Some things have been said, gentlemen, in regard to some of the witnesses in this case, some of the physicians, that they had never seen a case like this, or had never seen an autopsy in a case of typhoid fever; that what information they had was from the books. We all know, gentlemen, that experience is a good teacher, though old President Lord, at Dartmouth, used to say she was sometimes rather hard; but a great deal of the information that a physician gets he must necessarily get from his books, and because he gets his information from books he is not therefore to be cast out and laid aside; but you are to weigh him as you would any other man, with the knowledge, experience, and information that he has. You would give to the man who had seen a great many cases more credit than you would to one who had not seen them. By way of illustration: I can remember very well where in a case of smallpox in a family, two parties died and were buried, and only until the third person was attacked, and another physician was called, was the disease ascertained, the symptoms are so varied and uncertain. So these physicians say that in the first two or three weeks the symptoms of some diseases do not manifest themselves, so they are able to say certainly what the disease is. That may be called the infirmity of human nature, the uncertainty of a professional man, who cannot see what does not show itself. He may judge or guess. Some symptoms are common to various diseases, but you will judge, on the whole, gentlemen, on the description given you by all the physicians, whether this was a case of accident occasioning death directly, or whether it was a case of accident where another disease supervened, and was in part or wholly the cause of death. As I said before, if you should find that typhoid fever supervening was wholly or in part the cause of death, you must find for the defendant; but if, on the other hand, gentlemen, you are satisfied that death resulted directly from this accident, you should find for the plaintiff, because it was undertaken by the defendant that in the case of death resulting entirely from accident, no other cause supervening or aiding, they would pay three thousand dollars; and, if it did so happen, this plaintiff in interest is entitled to have that sum at your hands.
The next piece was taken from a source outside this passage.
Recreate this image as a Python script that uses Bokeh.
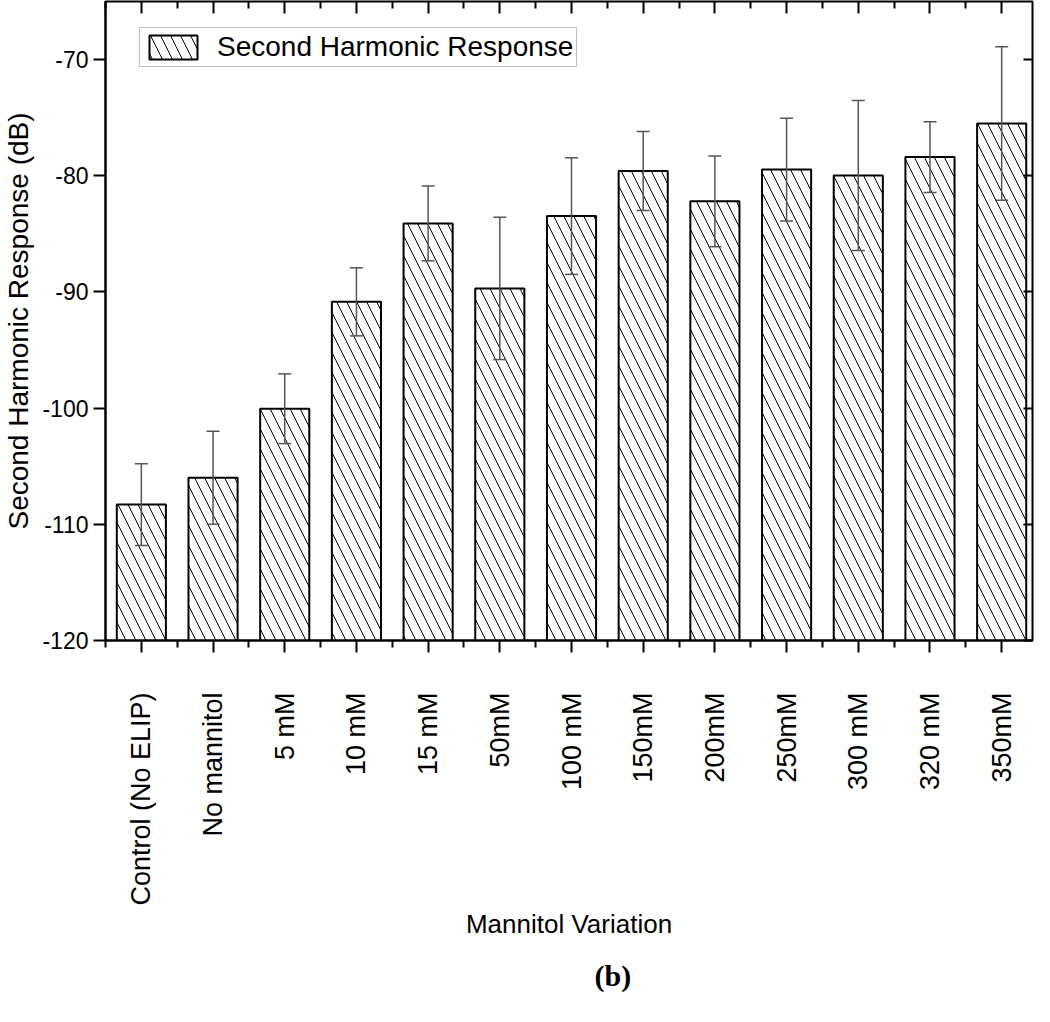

If you should come to the conclusion, gentlemen, that the plaintiff is entitled to recover, he would be entitled to recover the sum of three-thousand dollars and interest from the day that the provision in the policy provides, within ninety days after proof thereof. Ninety days from the second of September would be the time interest should be cast, some time in December the interest would begin to run. If then, gentlemen, on the whole case you should find that the plaintiff, upon the points I have suggested to you, is entitled to recover, you will take the sum of three thousand dollars, and cast the interest upon it from ninety days after the second of September, 1875. It would be some time in December.

That, I think, gentlemen, is all that is necessary that I should say to you in regard to this case.

One suggestion, perhaps, I ought to make to you, gentlemen, and that is, you cannot adopt a theory without proof. You would not be justified to find that this party died by accident or died by fever, unless you are satisfied, upon the proof, that there was fever; neither would you be justified in finding that he died from a shock to the spine or brain, unless there was proof.

The jury found a verdict for the defendant company.